Language : English 简体 繁體
Society & Culture

Building a Positive Genetic Future for All

Mar 01, 2017
Nearly every day, new discoveries are pushing the genetics revolution ever-forward. It’s hard to imagine it’s been only a century and a half since Gregor Mendl experimented with his peas, six decades since Watson and Crick identified the double helix, fourteen years since the completion of the human genome project, and five years since scientists began using CRISPR-cas9 for precision gene editing. Today, these tools are being used in ways that will transform agriculture, animal breeding, healthcare, and ultimately human evolution.
 
Common practices like in vitro fertilization (IVF) and preimplantation embryo selection make human genetic enhancement possible today. But as we learn more and more about what the genome does, we will be able to make increasingly more informed decisions about which embryos to implant in IVF in the near term and how to manipulate pre-implanted embryos in the longer-term. In our world of exponential scientific advancement, the genetic future will arrive far faster than most people currently understand or are prepared for.
 
Human genetic science is one of the most important and potentially beneficial advancements of our time, but the monumental health and well-being benefits of these technologies could be overwhelmed by fear, hysteria, and international conflict if a foundation for informed and inclusive public and governmental dialogue is not laid as soon as possible.
 
Within societies, some parents’ desire to give their children an advantage will drive uneven levels of technology adoption and potential rivalry between enhanced and unenhanced people. The same types of divisions will also likely emerge on the international level.
 
Traditionally Christian societies, for example, have a history of believing the world was created through a divine plan lasting seven real or metaphoric days. Confucian-based cultures, on the other hand, tend to have more faith in a human ability to engineer the world around them. It is no surprise that China, a country that has been comfortable with the environmental engineering of the Three Gorges Dam and the South-North Water Transfer Project and the population engineering of the one child policy, is also charging headlong into the science and business of genetic engineering as part of the nation’s most recent five-year plan and with fewer restraints than in most other countries.
 
Imagine a world where one country was working actively to genetically enhance its population to achieve a competitive advantage.
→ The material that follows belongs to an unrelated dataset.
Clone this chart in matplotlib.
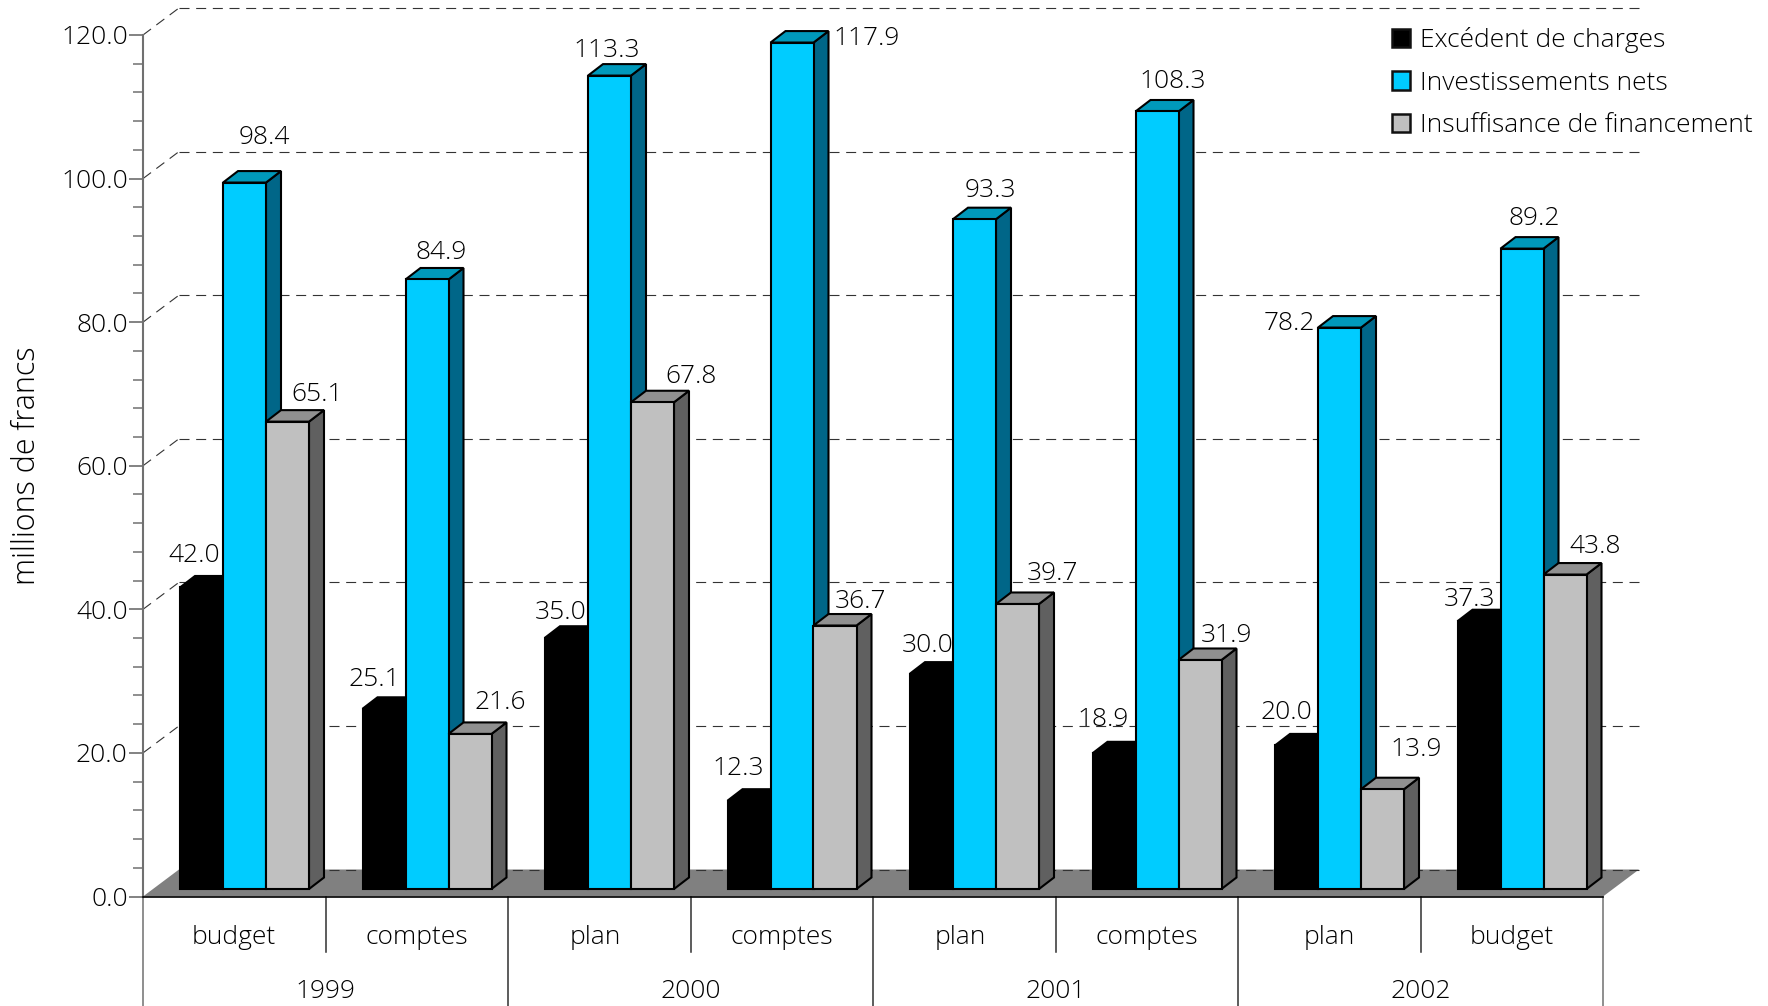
import numpy as np
import matplotlib
matplotlib.use('Agg')
import matplotlib.pyplot as plt
from matplotlib.patches import Patch, Polygon
from matplotlib.ticker import MultipleLocator

plt.rcParams['font.family'] = ['Open Sans', 'DejaVu Sans']
plt.rcParams['font.weight'] = 'light'

phases = ['budget', 'comptes', 'plan', 'comptes', 'plan', 'comptes', 'plan', 'budget']
years = ['1999', '2000', '2001', '2002']
excedent = [42.0, 25.1, 35.0, 12.3, 30.0, 18.9, 20.0, 37.3]
investissements = [98.4, 84.9, 113.3, 117.9, 93.3, 108.3, 78.2, 89.2]
insuffisance = [65.1, 21.6, 67.8, 36.7, 39.7, 31.9, 13.9, 43.8]

# label offsets from the top of each bar, in pixels
excedent_off = [(-7, 32), (-10, 29), (-6, 25), (-11, 32), (-4, 28), (-11, 34), (-10, 33), (-9, 22)]
invest_off = [(20, 45), (14, 27), (-3, 25), (75, 4), (16, 29), (16, 30), (-50, 4), (12, 30)]
insuff_off = [(30, 27), (30, 31), (39, 26), (26, 24), (35, 30), (26, 24), (34, 40), (30, 28)]
# the "plan" captions sit a little left of their slot
phase_shift = [0, 0, -3.5, 0, -3.5, 0, 0, 0]

W, H = 1768, 1006
X0, X1, Y0, Y1 = 143, 1603, 896.5, 35
PX = 8 / (X1 - X0)      # category units per pixel
PY = 120 / (Y0 - Y1)    # value units per pixel

WALL_DX, WALL_DY = 36 * PX, 27 * PY
BAR_DX, BAR_DY = 15 * PX, 11.5 * PY
BAR_W = 43 * PX
BAR_START = 37 * PX
BASE = 7.5 * PY

series = [
    (excedent, excedent_off, '#000000', '#000000', '#000000'),
    (investissements, invest_off, '#00CCFF', '#0099BB', '#006688'),
    (insuffisance, insuff_off, '#C0C0C0', '#909090', '#606060'),
]
names = ['Excédent de charges', 'Investissements nets', 'Insuffisance de financement']

fig = plt.figure(figsize=(W / 100, H / 100), dpi=100)
ax = fig.add_axes([X0 / W, (H - Y0) / H, (X1 - X0) / W, (Y0 - Y1) / H])
ax.set_xlim(0, 8)
ax.set_ylim(0, 120)

for s in ['top', 'right']:
    ax.spines[s].set_visible(False)
ax.spines['left'].set_color('#707070')
ax.spines['left'].set_linewidth(1.5)
ax.spines['bottom'].set_color('#000000')
ax.spines['bottom'].set_linewidth(1.2)
ax.spines['bottom'].set_zorder(6)

ax.yaxis.set_major_locator(MultipleLocator(20))
ax.yaxis.set_minor_locator(MultipleLocator(4))
ax.yaxis.set_major_formatter(lambda v, pos: f'{v:.1f}')
ax.tick_params(axis='y', which='major', length=10, width=1.1, color='#606060',
               labelsize=19, pad=1, labelcolor='black')
ax.tick_params(axis='y', which='minor', length=7, width=1.1, color='#707070')
ax.set_xticks([])
ax.text((27 - X0) * PX, (Y0 - 466) * PY, 'millions de francs', rotation=90, fontsize=22,
        ha='center', va='center', color='black', clip_on=False)

# floor
ax.add_patch(Polygon([(0, 0), (WALL_DX, WALL_DY), (8 + WALL_DX, WALL_DY), (8, 0)],
                     facecolor='#808080', edgecolor='none', zorder=1, clip_on=False))

# back wall grid and its slanted part on the left wall
for v in range(0, 121, 20):
    ax.plot([WALL_DX, 8 + WALL_DX], [v + WALL_DY] * 2, color='#333333', lw=0.8,
            dashes=(9, 6), zorder=1.5, clip_on=False)
    if v > 0:
        ax.plot([0, WALL_DX], [v, v + WALL_DY], color='#333333', lw=0.8,
                dashes=(9, 6), zorder=1.5, clip_on=False)


def draw_bar(x, value, front, top, side, z):
    y0 = BASE
    y1 = BASE + value
    x1 = x + BAR_W
    ax.add_patch(Polygon([(x1, y0), (x1 + BAR_DX, y0 + BAR_DY), (x1 + BAR_DX, y1 + BAR_DY), (x1, y1)],
                         facecolor=side, edgecolor='black', lw=1.5, joinstyle='miter', zorder=z, clip_on=False))
    ax.add_patch(Polygon([(x, y1), (x + BAR_DX, y1 + BAR_DY), (x1 + BAR_DX, y1 + BAR_DY), (x1, y1)],
                         facecolor=top, edgecolor='black', lw=1.5, joinstyle='miter', zorder=z, clip_on=False))
    ax.add_patch(Polygon([(x, y0), (x1, y0), (x1, y1), (x, y1)],
                         facecolor=front, edgecolor='black', lw=1.5, joinstyle='miter', zorder=z, clip_on=False))


z = 2.0
for c in range(len(phases)):
    for i, (vals, offs, front, top, side) in enumerate(series):
        x = c + BAR_START + i * BAR_W
        draw_bar(x, vals[c], front, top, side, z)
        z += 0.01
        ax.text(x + BAR_W / 2 + offs[c][0] * PX, BASE + vals[c] + offs[c][1] * PY, f'{vals[c]:.1f}',
                fontsize=19, ha='center', va='center', color='black', zorder=8, clip_on=False)

# two-level category axis
for c in range(9):
    is_year = c % 2 == 0
    bottom = (Y0 - H) * PY if is_year else (Y0 - 952) * PY
    color = '#707070' if c in (0, 8) else '#303030'
    ax.plot([c, c], [0, bottom], color=color, lw=1.1, zorder=6, clip_on=False)

for c, name in enumerate(phases):
    ax.text(c + 0.5 + phase_shift[c] * PX, (Y0 - 938) * PY, name, fontsize=19, ha='center', va='center',
            color='black', clip_on=False)
for k, year in enumerate(years):
    ax.text(2 * k + 1, (Y0 - 991) * PY, year, fontsize=19, ha='center', va='center',
            color='black', clip_on=False)

handles = [Patch(facecolor=f, edgecolor='#111111', lw=1.8, label=n)
           for (_, _, f, _, _), n in zip(series, names)]
ax.legend(handles=handles, loc='upper left', bbox_to_anchor=(1392 / W, (H - 27) / H),
          bbox_transform=fig.transFigure, frameon=False, fontsize=19, borderpad=0, borderaxespad=0,
          handlelength=0.7, handleheight=0.7, handletextpad=0.36, labelspacing=0.67,
          labelcolor='black')

fig.savefig('out.png', dpi=100)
Would the countries deciding to opt out take covert or overt action to stop the enhancers? Would they make it illegal for their citizens to procreate with genetically enhanced foreigners or screen for such people at their borders? What if all countries placed restrictions on specific genetic alterations and non-state actors began breeding genetically-altered humans or genetically modified pathogens in secret? It’s easy to imagine how these types of scenarios could get complicated fast.
 
Although the science of genetic engineering is advancing exponentially and the implications and potential for conflict are relatively clear, far too little is being done to engage the global public and international governments in an informed dialogue on the genetic technologies likely to transform our species in deep and fundamental ways.
 
To avoid the type of divisive conflict that has accompanied the industrial, nuclear, and other revolutions, the time is now to launch a serious global discussion about how best to frame, structure, and implement an international dialogue on the human genetic revolution that can eventually lead to the creation of global norms.
 
As two of the most advanced countries engaged with these technologies and global leaders, the United States and China must together play a leading role in ensuring that the genetic revolution enhances human health and well-being and that the worst dystopian fears can be avoided.